Controversies with Foreigners

                The topic of discussion for this Constitution Monday comes from Article III, Section 2, and Clause 1:  “The judicial Power shall extend to all Cases, in Law and Equity, arising under this Constitution, the Laws of the United States, and Treaties made, or which shall be made, under their Authority … and between a State, or the Citizens thereof, and foreign States, Citizens or Subjects.  This clause gave State or Citizen the right to have their case with foreigners heard by Federal Courts. 

                “After the Revolutionary War there were claims and counter-claims in vast numbers between Americans and foreign litigants and the agents of foreign nations.  The great problem in all of these cases was finding a tribunal in which the parties were willing to have their claims litigated.
                “In this provision, the United States was making available to both its own citizens and foreign complainants the highest tribunals of the land – courts which represented the juridical forum of the nation rather than one of its parts, such as a state” (W. Cleon Skousen in The Making of America – The Substance and Meaning of the Constitution, pp. 605-606).

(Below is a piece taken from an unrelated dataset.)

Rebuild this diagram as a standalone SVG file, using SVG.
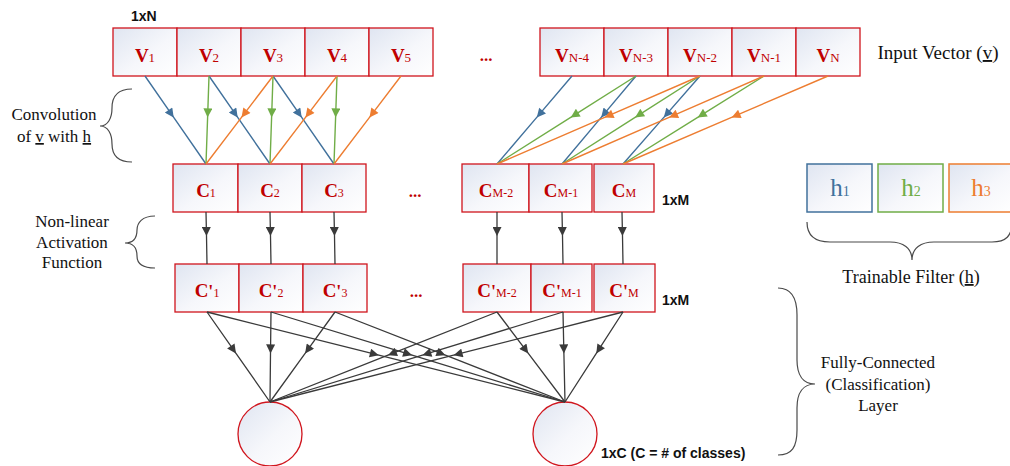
<svg xmlns="http://www.w3.org/2000/svg" width="1010" height="466" viewBox="0 0 1010 466">
  <defs>
    <linearGradient id="boxFill" x1="0" y1="0" x2="1" y2="1">
      <stop offset="0" stop-color="#dfe5f1"/>
      <stop offset="0.55" stop-color="#f6f7fb"/>
      <stop offset="1" stop-color="#ffffff"/>
    </linearGradient>
    <marker id="arB" viewBox="0 0 10 10" refX="10" refY="5" markerWidth="11" markerHeight="9" markerUnits="userSpaceOnUse" orient="auto">
      <path d="M0,0 L10,5 L0,10 z" fill="#41719c"/>
    </marker>
    <marker id="arG" viewBox="0 0 10 10" refX="10" refY="5" markerWidth="11" markerHeight="9" markerUnits="userSpaceOnUse" orient="auto">
      <path d="M0,0 L10,5 L0,10 z" fill="#70ad47"/>
    </marker>
    <marker id="arO" viewBox="0 0 10 10" refX="10" refY="5" markerWidth="11" markerHeight="9" markerUnits="userSpaceOnUse" orient="auto">
      <path d="M0,0 L10,5 L0,10 z" fill="#ed7d31"/>
    </marker>
    <marker id="arD" viewBox="0 0 10 10" refX="10" refY="5" markerWidth="11" markerHeight="9" markerUnits="userSpaceOnUse" orient="auto">
      <path d="M0,0 L10,5 L0,10 z" fill="#3a3a3a"/>
    </marker>
  </defs>
  <style>
    .box { fill: url(#boxFill); stroke: #d0151d; stroke-width: 1.3; }
    .lbl { font-family: "Liberation Serif", "Times New Roman", serif; fill: #c00000; text-anchor: middle; }
    .big { font-weight: bold; font-size: 19px; }
    .sub { font-weight: normal; font-size: 12px; }
    .vsub { font-weight: normal; font-size: 13px; }
    .prime { font-weight: bold; font-size: 18px; }
    .dots { font-family: "Liberation Serif", serif; font-weight: bold; font-size: 17px; fill: #c00000; text-anchor: middle; }
    .note { font-family: "Liberation Serif", "Times New Roman", serif; font-size: 17px; fill: #111; text-anchor: middle; }
    .dim { font-family: "Liberation Sans", Arial, sans-serif; font-weight: bold; font-size: 14px; fill: #111; }
    .brace { fill: none; stroke: #4a4a4a; stroke-width: 1.2; }
    .cb { fill: none; stroke: #41719c; stroke-width: 1.4; marker-mid: url(#arB); }
    .cg { fill: none; stroke: #70ad47; stroke-width: 1.4; marker-mid: url(#arG); }
    .co { fill: none; stroke: #ed7d31; stroke-width: 1.4; marker-mid: url(#arO); }
    .cd { fill: none; stroke: #3a3a3a; stroke-width: 1.3; marker-mid: url(#arD); }
    .hb { font-family: "Liberation Serif", serif; font-size: 25px; text-anchor: middle; }
    .hs { font-size: 14px; }
    .filter { fill: url(#boxFill); stroke-width: 1.5; }
  </style>

  <!-- input vector v -->
  <text class="dim" x="131" y="21">1xN</text>
  <g id="v1"><rect class="box" x="113" y="28" width="64" height="48"/><text class="lbl" x="145" y="62"><tspan class="big">V</tspan><tspan class="vsub">1</tspan></text></g>
  <g id="v2"><rect class="box" x="177" y="28" width="64" height="48"/><text class="lbl" x="209" y="62"><tspan class="big">V</tspan><tspan class="vsub">2</tspan></text></g>
  <g id="v3"><rect class="box" x="241" y="28" width="64" height="48"/><text class="lbl" x="273" y="62"><tspan class="big">V</tspan><tspan class="vsub">3</tspan></text></g>
  <g id="v4"><rect class="box" x="305" y="28" width="64" height="48"/><text class="lbl" x="337" y="62"><tspan class="big">V</tspan><tspan class="vsub">4</tspan></text></g>
  <g id="v5"><rect class="box" x="369" y="28" width="64" height="48"/><text class="lbl" x="401" y="62"><tspan class="big">V</tspan><tspan class="vsub">5</tspan></text></g>
  <text class="dots" x="486" y="61">...</text>
  <g id="vN-4"><rect class="box" x="540" y="28" width="64" height="48"/><text class="lbl" x="572" y="62"><tspan class="big">V</tspan><tspan class="vsub">N-4</tspan></text></g>
  <g id="vN-3"><rect class="box" x="604" y="28" width="64" height="48"/><text class="lbl" x="636" y="62"><tspan class="big">V</tspan><tspan class="vsub">N-3</tspan></text></g>
  <g id="vN-2"><rect class="box" x="668" y="28" width="64" height="48"/><text class="lbl" x="700" y="62"><tspan class="big">V</tspan><tspan class="vsub">N-2</tspan></text></g>
  <g id="vN-1"><rect class="box" x="732" y="28" width="64" height="48"/><text class="lbl" x="764" y="62"><tspan class="big">V</tspan><tspan class="vsub">N-1</tspan></text></g>
  <g id="vN"><rect class="box" x="796" y="28" width="64" height="48"/><text class="lbl" x="828" y="62"><tspan class="big">V</tspan><tspan class="vsub">N</tspan></text></g>
  <text class="note" x="938" y="59" style="font-size:19px">Input Vector (<tspan text-decoration="underline">v</tspan>)</text>

  <!-- convolution outputs c -->
  <g id="c1"><rect class="box" x="173" y="164" width="65" height="48"/><text class="lbl" x="206" y="197"><tspan class="big">C</tspan><tspan class="sub">1</tspan></text></g>
  <g id="c2"><rect class="box" x="238" y="164" width="64" height="48"/><text class="lbl" x="270" y="197"><tspan class="big">C</tspan><tspan class="sub">2</tspan></text></g>
  <g id="c3"><rect class="box" x="302" y="164" width="64" height="48"/><text class="lbl" x="334" y="197"><tspan class="big">C</tspan><tspan class="sub">3</tspan></text></g>
  <text class="dots" x="415" y="197">...</text>
  <g id="cM-2"><rect class="box" x="462" y="164" width="67" height="48"/><text class="lbl" x="496" y="197"><tspan class="big">C</tspan><tspan class="sub">M-2</tspan></text></g>
  <g id="cM-1"><rect class="box" x="529" y="164" width="63" height="48"/><text class="lbl" x="561" y="197"><tspan class="big">C</tspan><tspan class="sub">M-1</tspan></text></g>
  <g id="cM"><rect class="box" x="594" y="164" width="60" height="48"/><text class="lbl" x="624" y="197"><tspan class="big">C</tspan><tspan class="sub">M</tspan></text></g>
  <text class="dim" x="662" y="205">1xM</text>

  <!-- activations c' -->
  <g id="cp1"><rect class="box" x="175" y="264" width="64" height="48"/><text class="lbl" x="207" y="297"><tspan class="big">C</tspan><tspan class="prime" dy="1">'</tspan><tspan class="sub" dy="-1">1</tspan></text></g>
  <g id="cp2"><rect class="box" x="239" y="264" width="64" height="48"/><text class="lbl" x="271" y="297"><tspan class="big">C</tspan><tspan class="prime" dy="1">'</tspan><tspan class="sub" dy="-1">2</tspan></text></g>
  <g id="cp3"><rect class="box" x="303" y="264" width="64" height="48"/><text class="lbl" x="335" y="297"><tspan class="big">C</tspan><tspan class="prime" dy="1">'</tspan><tspan class="sub" dy="-1">3</tspan></text></g>
  <text class="dots" x="416" y="297">...</text>
  <g id="cpM-2"><rect class="box" x="463" y="264" width="68" height="48"/><text class="lbl" x="497" y="297"><tspan class="big">C</tspan><tspan class="prime" dy="1">'</tspan><tspan class="sub" dy="-1">M-2</tspan></text></g>
  <g id="cpM-1"><rect class="box" x="531" y="264" width="61" height="48"/><text class="lbl" x="562" y="297"><tspan class="big">C</tspan><tspan class="prime" dy="1">'</tspan><tspan class="sub" dy="-1">M-1</tspan></text></g>
  <g id="cpM"><rect class="box" x="594" y="264" width="61" height="48"/><text class="lbl" x="624" y="297"><tspan class="big">C</tspan><tspan class="prime" dy="1">'</tspan><tspan class="sub" dy="-1">M</tspan></text></g>
  <text class="dim" x="662" y="305">1xM</text>

  <!-- output classes -->
  <g id="out1"><circle class="box" cx="270" cy="434" r="32"/></g>
  <g id="out2"><circle class="box" cx="565" cy="434" r="32"/></g>
  <text class="dim" x="601" y="458">1xC (C = # of classes)</text>

  <!-- trainable filter h -->
  <g id="h1"><rect class="filter" x="807" y="164" width="65" height="48" stroke="#41719c"/><text class="hb" x="840" y="196" fill="#41719c">h<tspan class="hs">1</tspan></text></g>
  <g id="h2"><rect class="filter" x="878" y="164" width="65" height="48" stroke="#70ad47"/><text class="hb" x="911" y="196" fill="#70ad47">h<tspan class="hs">2</tspan></text></g>
  <g id="h3"><rect class="filter" x="949" y="164" width="65" height="48" stroke="#ed7d31"/><text class="hb" x="981" y="196" fill="#ed7d31">h<tspan class="hs">3</tspan></text></g>

  <!-- braces and side notes -->
  <path class="brace" d="M132,89 C116,89 112,98 112,108 C112,118 108,126 100,126 C108,126 112,134 112,144 C112,154 116,162 132,162"/>
  <text class="note" x="54" y="120">Convolution</text>
  <text class="note" x="54" y="142">of <tspan text-decoration="underline">v</tspan> with <tspan text-decoration="underline">h</tspan></text>

  <path class="brace" d="M155,216 C142,216 137,223 137,230 C137,237 134,243 125,243 C134,243 137,249 137,256 C137,263 142,268 155,268"/>
  <text class="note" x="72" y="227">Non-linear</text>
  <text class="note" x="72" y="248">Activation</text>
  <text class="note" x="72" y="268">Function</text>

  <path class="brace" d="M778,288 C792,288 797,298 797,315 L797,360 C797,375 803,384 815,384 C803,384 797,393 797,408 L797,430 C797,447 792,455 778,455"/>
  <text class="note" x="878" y="368">Fully-Connected</text>
  <text class="note" x="878" y="390">(Classification)</text>
  <text class="note" x="878" y="411">Layer</text>

  <path class="brace" d="M807,222 C807,236 816,242 830,242 L890,242 C903,242 912,248 912,260 C912,248 921,242 934,242 L992,242 C1006,242 1012,236 1012,222"/>
  <text class="note" x="911" y="283" style="font-size:18px">Trainable Filter (<tspan text-decoration="underline">h</tspan>)</text>

  <g id="connectors">
    <!-- h1 taps -->
    <path class="cb" d="M145,76 L173.7,117.4 L206,164"/>
    <path class="cb" d="M209,76 L237.7,117.4 L270,164"/>
    <path class="cb" d="M273,76 L301.7,117.4 L334,164"/>
    <path class="cb" d="M572,76 L536.75,117.4 L497,164"/>
    <path class="cb" d="M636,76 L601.2,117.4 L562,164"/>
    <path class="cb" d="M700,76 L663.8,117.4 L623,164"/>
    <!-- h2 taps -->
    <path class="cg" d="M209,76 L207.6,117.4 L206,164"/>
    <path class="cg" d="M273,76 L271.6,117.4 L270,164"/>
    <path class="cg" d="M337,76 L335.6,117.4 L334,164"/>
    <path class="cg" d="M636,76 L570.7,117.4 L497,164"/>
    <path class="cg" d="M700,76 L635.1,117.4 L562,164"/>
    <path class="cg" d="M764,76 L697.7,117.4 L623,164"/>
    <!-- h3 taps -->
    <path class="co" d="M273,76 L241.5,117.4 L206,164"/>
    <path class="co" d="M337,76 L305.5,117.4 L270,164"/>
    <path class="co" d="M401,76 L369.5,117.4 L334,164"/>
    <path class="co" d="M700,76 L604.6,117.4 L497,164"/>
    <path class="co" d="M764,76 L669.1,117.4 L562,164"/>
    <path class="co" d="M828,76 L731.6,117.4 L623,164"/>
    <!-- activation -->
    <path class="cd" d="M206,212 L206.5,236 L207,264"/>
    <path class="cd" d="M270,212 L270.5,236 L271,264"/>
    <path class="cd" d="M334,212 L334.5,236 L335,264"/>
    <path class="cd" d="M497,212 L497,236 L497,264"/>
    <path class="cd" d="M562,212 L562.5,236 L563,264"/>
    <path class="cd" d="M622,212 L622.5,236 L623,264"/>
    <!-- fully connected -->
    <path class="cd" d="M207,312 L236,353.4 L270,402"/>
    <path class="cd" d="M271,312 L270.5,353.4 L270,402"/>
    <path class="cd" d="M335,312 L305.1,353.4 L270,402"/>
    <path class="cd" d="M497,312 L388,355.2 L270,402"/>
    <path class="cd" d="M563,312 L422.4,355.2 L270,402"/>
    <path class="cd" d="M623,312 L453.6,355.2 L270,402"/>
    <path class="cd" d="M207,312 L378.8,355.2 L565,402"/>
    <path class="cd" d="M271,312 L412.1,355.2 L565,402"/>
    <path class="cd" d="M335,312 L445.4,355.2 L565,402"/>
    <path class="cd" d="M497,312 L528.3,353.4 L565,402"/>
    <path class="cd" d="M563,312 L563.9,353.4 L565,402"/>
    <path class="cd" d="M623,312 L596.3,353.4 L565,402"/>
  </g>
</svg>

                This clause was changed by the Eleventh Amendment, which was ratified February 7, 1795:  “The Judicial power of the United States shall not be construed to extend to any suit in law or equity, commenced or prosecuted against one of the United States by Citizens of another State, or by Citizens or Subjects of any Foreign State.” 


                “… [T]he important point for present purposes is simply that the proper reading of the Eleventh Amendment – and the scope of state sovereign immunity generally – remains bound up with disputes about what the Framers intended to accomplish with the Citizen-State Diversity Clauses” (Ernest A. Young in The Heritage Guide to the Constitution, p. 253).